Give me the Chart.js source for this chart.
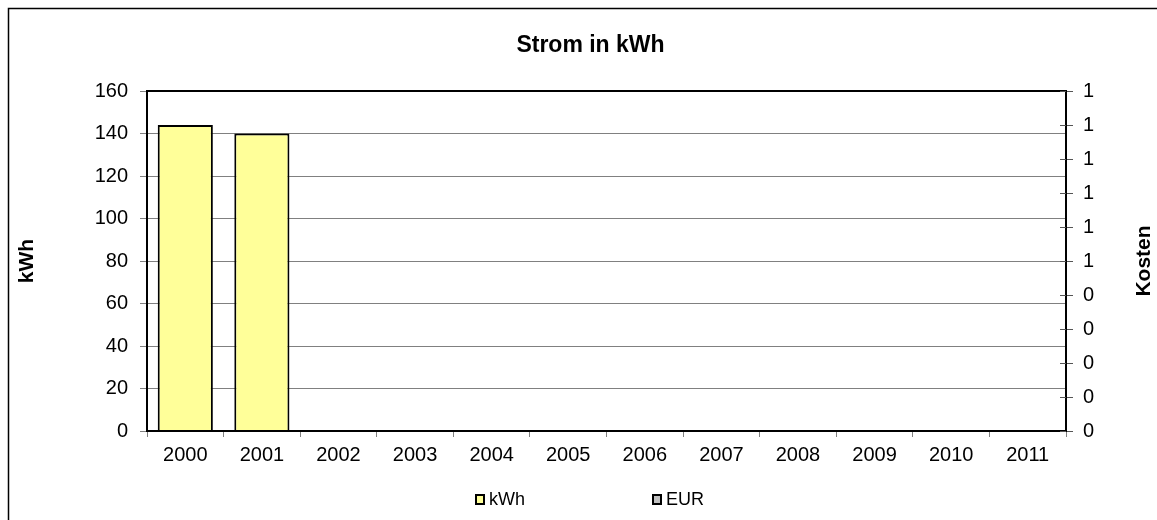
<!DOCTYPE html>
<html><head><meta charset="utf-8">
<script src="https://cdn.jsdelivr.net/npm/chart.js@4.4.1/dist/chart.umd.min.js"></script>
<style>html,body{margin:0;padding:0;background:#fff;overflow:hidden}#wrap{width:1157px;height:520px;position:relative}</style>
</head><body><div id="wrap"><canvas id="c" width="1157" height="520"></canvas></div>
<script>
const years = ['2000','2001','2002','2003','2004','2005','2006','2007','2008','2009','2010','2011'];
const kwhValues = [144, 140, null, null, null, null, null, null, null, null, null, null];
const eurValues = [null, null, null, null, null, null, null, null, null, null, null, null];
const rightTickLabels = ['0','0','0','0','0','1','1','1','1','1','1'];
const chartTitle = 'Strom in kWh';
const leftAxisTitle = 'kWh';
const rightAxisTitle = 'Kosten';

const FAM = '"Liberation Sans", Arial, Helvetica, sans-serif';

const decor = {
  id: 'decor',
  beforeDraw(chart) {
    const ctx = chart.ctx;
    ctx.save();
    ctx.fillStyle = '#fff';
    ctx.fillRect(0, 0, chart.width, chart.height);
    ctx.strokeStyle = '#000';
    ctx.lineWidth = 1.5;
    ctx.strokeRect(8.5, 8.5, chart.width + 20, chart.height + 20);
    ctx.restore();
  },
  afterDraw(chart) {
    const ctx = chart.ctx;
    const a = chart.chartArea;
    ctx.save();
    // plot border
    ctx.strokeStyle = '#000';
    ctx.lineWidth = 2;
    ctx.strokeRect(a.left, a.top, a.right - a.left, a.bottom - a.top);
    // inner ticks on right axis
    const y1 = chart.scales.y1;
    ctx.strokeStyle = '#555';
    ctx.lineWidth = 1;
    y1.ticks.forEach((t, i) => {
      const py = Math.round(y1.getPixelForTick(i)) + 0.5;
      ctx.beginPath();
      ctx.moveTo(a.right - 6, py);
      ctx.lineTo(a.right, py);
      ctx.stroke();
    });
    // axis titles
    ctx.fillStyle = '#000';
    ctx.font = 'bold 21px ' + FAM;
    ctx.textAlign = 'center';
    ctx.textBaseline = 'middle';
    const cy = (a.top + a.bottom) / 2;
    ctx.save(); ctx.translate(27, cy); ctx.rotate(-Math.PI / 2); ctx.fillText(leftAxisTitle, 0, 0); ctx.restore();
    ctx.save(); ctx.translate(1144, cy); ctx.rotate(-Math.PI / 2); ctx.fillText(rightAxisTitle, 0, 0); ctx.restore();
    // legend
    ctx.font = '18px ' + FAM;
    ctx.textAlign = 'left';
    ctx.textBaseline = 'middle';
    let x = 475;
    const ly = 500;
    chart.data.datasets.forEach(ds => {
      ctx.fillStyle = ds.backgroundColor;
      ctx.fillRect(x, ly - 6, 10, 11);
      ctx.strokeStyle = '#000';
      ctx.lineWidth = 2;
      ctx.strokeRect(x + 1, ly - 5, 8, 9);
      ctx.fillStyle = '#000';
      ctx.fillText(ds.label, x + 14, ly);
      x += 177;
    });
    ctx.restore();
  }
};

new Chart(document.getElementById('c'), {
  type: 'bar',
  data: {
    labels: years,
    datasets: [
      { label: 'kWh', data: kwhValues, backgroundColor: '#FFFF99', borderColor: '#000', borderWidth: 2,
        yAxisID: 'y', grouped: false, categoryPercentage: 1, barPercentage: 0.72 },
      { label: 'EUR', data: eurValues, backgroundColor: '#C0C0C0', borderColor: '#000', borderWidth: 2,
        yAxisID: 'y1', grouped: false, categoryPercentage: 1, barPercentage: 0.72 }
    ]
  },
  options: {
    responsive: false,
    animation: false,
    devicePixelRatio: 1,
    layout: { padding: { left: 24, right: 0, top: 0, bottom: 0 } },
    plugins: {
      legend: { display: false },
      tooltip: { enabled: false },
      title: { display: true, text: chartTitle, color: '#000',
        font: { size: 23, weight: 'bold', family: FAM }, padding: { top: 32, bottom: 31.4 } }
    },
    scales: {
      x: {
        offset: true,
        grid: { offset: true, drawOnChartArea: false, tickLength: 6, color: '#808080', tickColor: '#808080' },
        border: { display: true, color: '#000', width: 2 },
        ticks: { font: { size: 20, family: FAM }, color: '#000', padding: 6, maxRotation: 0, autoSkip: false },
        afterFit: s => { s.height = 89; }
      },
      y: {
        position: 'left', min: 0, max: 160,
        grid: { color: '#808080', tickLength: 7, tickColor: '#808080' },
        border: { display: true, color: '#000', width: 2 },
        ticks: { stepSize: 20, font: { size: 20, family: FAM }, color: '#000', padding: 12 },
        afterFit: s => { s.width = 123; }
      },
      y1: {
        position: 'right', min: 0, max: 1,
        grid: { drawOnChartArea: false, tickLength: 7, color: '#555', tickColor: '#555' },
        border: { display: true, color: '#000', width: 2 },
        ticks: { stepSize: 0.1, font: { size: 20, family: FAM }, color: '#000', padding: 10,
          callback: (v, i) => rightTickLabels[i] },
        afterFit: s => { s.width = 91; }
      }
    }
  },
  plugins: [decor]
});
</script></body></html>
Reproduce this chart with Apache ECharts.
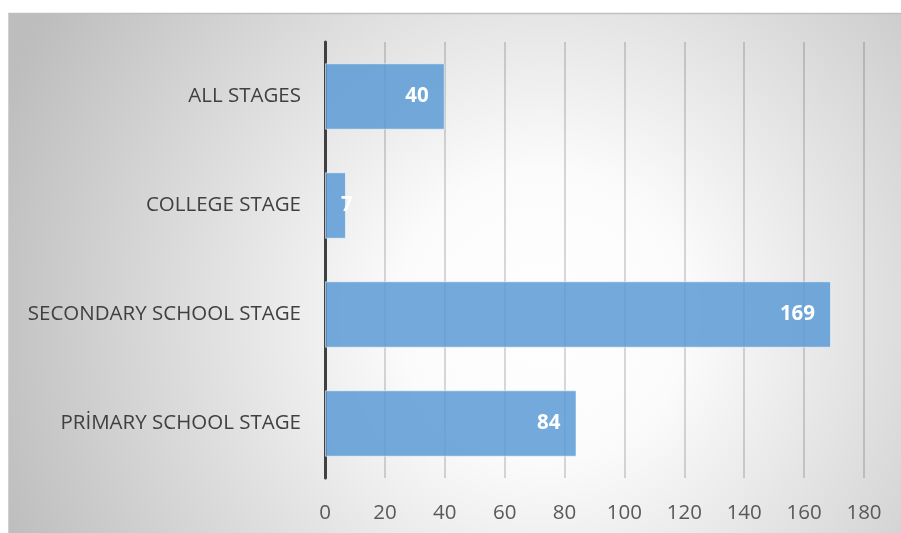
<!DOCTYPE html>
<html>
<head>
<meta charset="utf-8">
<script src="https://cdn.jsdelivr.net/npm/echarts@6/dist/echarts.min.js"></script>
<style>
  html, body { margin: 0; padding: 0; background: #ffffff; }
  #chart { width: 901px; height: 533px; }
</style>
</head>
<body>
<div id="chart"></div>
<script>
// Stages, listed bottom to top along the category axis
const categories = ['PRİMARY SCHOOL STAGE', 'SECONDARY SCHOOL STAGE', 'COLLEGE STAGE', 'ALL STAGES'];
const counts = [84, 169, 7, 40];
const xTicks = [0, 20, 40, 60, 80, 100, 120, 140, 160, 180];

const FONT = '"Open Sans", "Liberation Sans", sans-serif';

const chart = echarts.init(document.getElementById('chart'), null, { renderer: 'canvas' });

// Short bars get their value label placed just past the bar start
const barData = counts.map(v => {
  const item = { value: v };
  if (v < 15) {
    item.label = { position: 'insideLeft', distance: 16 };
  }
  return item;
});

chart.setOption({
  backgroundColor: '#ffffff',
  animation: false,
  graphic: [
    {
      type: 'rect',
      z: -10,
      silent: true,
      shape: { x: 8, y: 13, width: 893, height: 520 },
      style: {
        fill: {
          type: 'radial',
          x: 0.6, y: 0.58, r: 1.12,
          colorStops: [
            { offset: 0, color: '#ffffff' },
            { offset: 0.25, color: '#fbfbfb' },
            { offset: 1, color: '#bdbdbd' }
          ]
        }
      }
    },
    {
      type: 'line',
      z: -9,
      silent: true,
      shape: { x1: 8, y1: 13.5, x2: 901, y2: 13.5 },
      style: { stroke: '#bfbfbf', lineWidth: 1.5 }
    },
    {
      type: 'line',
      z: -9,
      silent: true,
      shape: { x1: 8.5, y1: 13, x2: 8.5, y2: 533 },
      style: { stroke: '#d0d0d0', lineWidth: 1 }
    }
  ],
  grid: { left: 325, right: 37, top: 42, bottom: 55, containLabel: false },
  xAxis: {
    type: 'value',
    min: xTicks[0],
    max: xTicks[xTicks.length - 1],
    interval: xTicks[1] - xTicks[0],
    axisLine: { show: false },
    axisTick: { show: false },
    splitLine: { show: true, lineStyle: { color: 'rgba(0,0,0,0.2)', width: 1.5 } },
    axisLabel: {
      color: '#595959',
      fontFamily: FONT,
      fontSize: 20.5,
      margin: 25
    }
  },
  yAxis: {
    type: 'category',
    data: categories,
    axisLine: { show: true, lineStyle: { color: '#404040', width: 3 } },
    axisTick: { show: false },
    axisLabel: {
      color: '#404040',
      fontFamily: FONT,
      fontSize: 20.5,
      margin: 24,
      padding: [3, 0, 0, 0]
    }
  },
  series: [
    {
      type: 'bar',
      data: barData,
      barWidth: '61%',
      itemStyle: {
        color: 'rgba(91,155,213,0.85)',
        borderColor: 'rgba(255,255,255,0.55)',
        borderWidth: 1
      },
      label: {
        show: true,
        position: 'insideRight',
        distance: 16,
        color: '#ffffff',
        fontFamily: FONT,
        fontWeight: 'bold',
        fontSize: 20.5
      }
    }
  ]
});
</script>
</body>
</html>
◆ ◆ ◆
§ What you will do: Copy out every line of the data that includes "this".

§ Solved exercise:
Give me the Chart.js source for this chart.
Reproduce this chart with Apache ECharts.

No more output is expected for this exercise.